The recently released guide Sustainable Real Estate Investment – Implementing the Paris climate agreement: an action framework, provides comprehensive guidance on implementing ESG principles and taking action.
CBRE advises that all property industry players increase their awareness of, and commitment to, better ESG performance or risk being left behind.
Green bonds to the rescue
Alongside, greater focus on ESG issues there is a divestment trend developing. Specifically, institutional investors shying away from fossil fuel industries in favour of ethical investment philosophies such as avoidance of businesses involved in tobacco, weapons and human rights violations.
For real estate this means an increasing number of funds focusing on sustainable buildings or providing funds to improve the energy and carbon performance of existing assets. This is a vital piece of the puzzle for improving building performance and enabling the industry to meet the COP21 goals.
CBRE predicts an influx of innovative financial mechanisms to help make the business case for greener buildings really stack up.
Supply chain – environmental and social concerns to create a new focus
Responsible companies are increasingly bringing the supply chain into their field of vision for sustainability, and seeking to inspire much needed action.
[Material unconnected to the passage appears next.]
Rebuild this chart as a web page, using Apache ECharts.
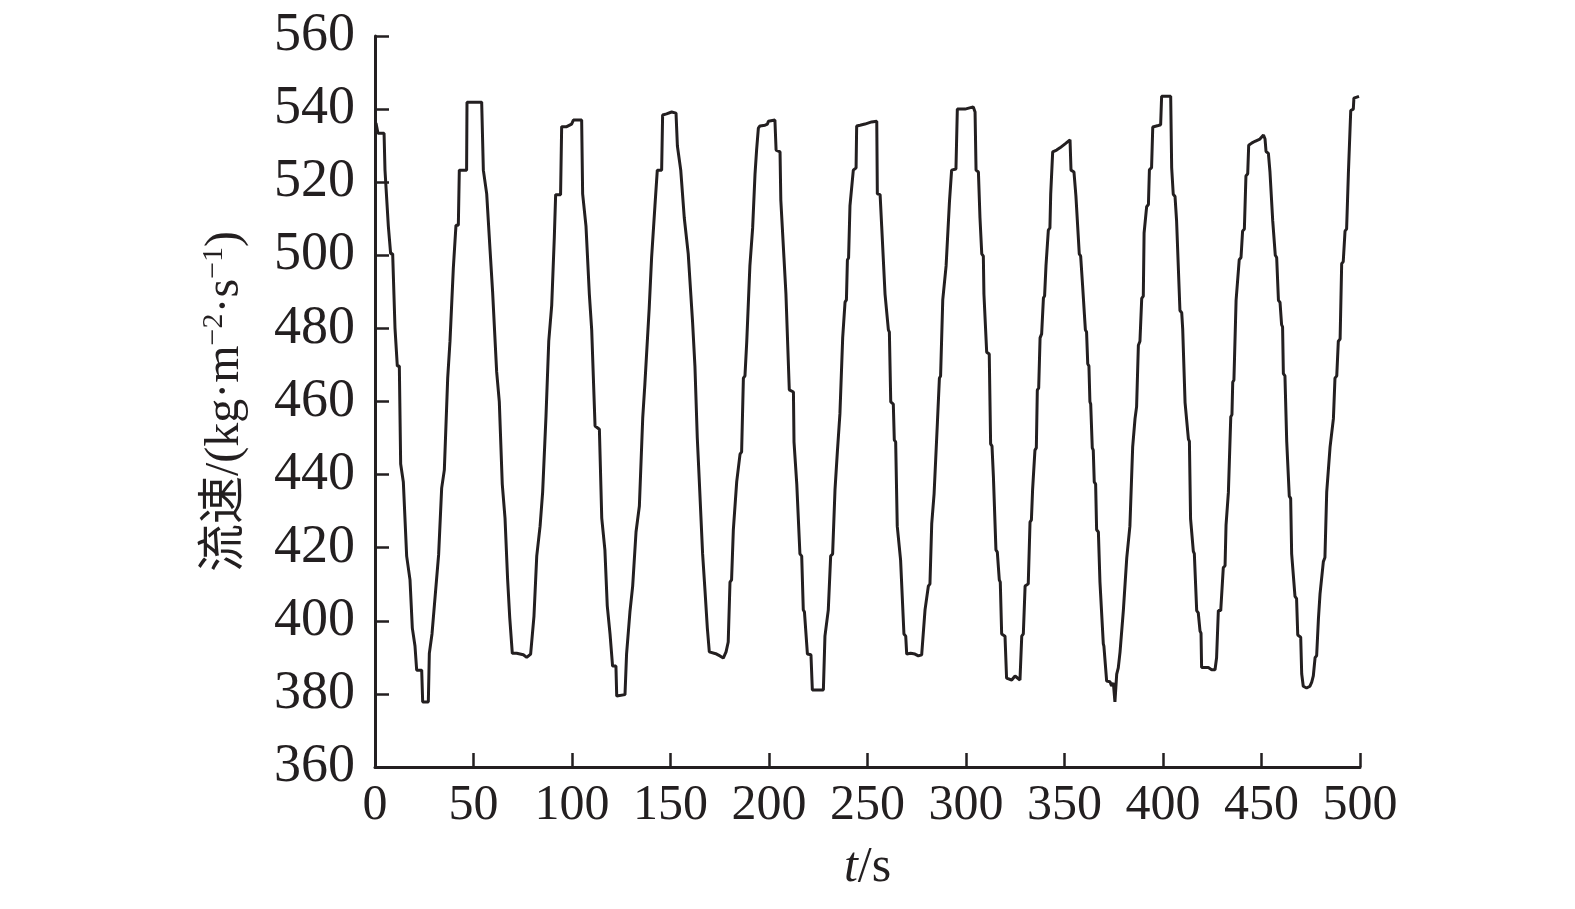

The recently released CDP and BSR Global Supply Chain Report 2016 – From Agreement to Action: Mobilising suppliers toward a climate resilient world – demonstrates the urgency for greater commitment. Commissioned to review the suppliers of 75 global organisations with an annual spend of over US$2 trillion, the report reveals that while 72% of responding suppliers recognise that climate change presents risks to their business, less than half (45%) have set emissions reduction targets and only 34% had reduced emissions in the last year.
Consideration of suppliers’ social responsibility is also coming under increased scrutiny, as demonstrated by new compliance requirements for large businesses in Europe – the European Directive on Non-Financial Reporting – and voluntary measures being put in place globally.
CBRE believes if you are anywhere in the property supply chain it is wise to take note, understand and act accordingly.
A breakthrough for energy storage
Recent years have seen an unprecedented rise in renewable energy installations as technology has become more efficient and cost effective.
To date, we have seen mass coverage regarding solar and wind energy but that is set to change. Developments in large and small scale energy storage underpinned by new technology will change the landscape. This type of energy storage will allow industry to expand the use of renewables, enable better balancing of demand and grid capacity and could enhance energy security without the need for costly new fossil fuel power stations.
One industry led example is the battery energy storage system (BESS). On the consumer side, an example is theTesla Powerwall.
At building level, CBRE sees opportunities for on-site storage and local networks to avoid diesel generator requirements, with greater focus on demand response to manage peaks.
Wellness – the emperor’s new clothes or the humanisation of our built environment?
Health and wellbeing are now very much part of corporate occupiers property conversations.
CBRE’s 2016 European Occupier Survey, which surveys leading companies worldwide, revealed that 75% of respondents have a wellness programme in place, recognising the positive impacts on employee productivity, attraction and retention.
Interestingly, 28% of respondents included “sustainable design and building certification” as a key element of their programme, and 67% noted that ‘indoor environment quality’ was important to their people, up 15% on 2014. The rise of “wellness” can be attributed to the fact it is more personal and easier to grasp as a concept than carbon or climate change, but these results show the intrinsic link between “green” and “healthy” in our workplaces.
We hope that the property sector continues to embrace the value of sustainability this year and the huge opportunity it presents, not only for our industry, but for the millions who engage with us well beyond.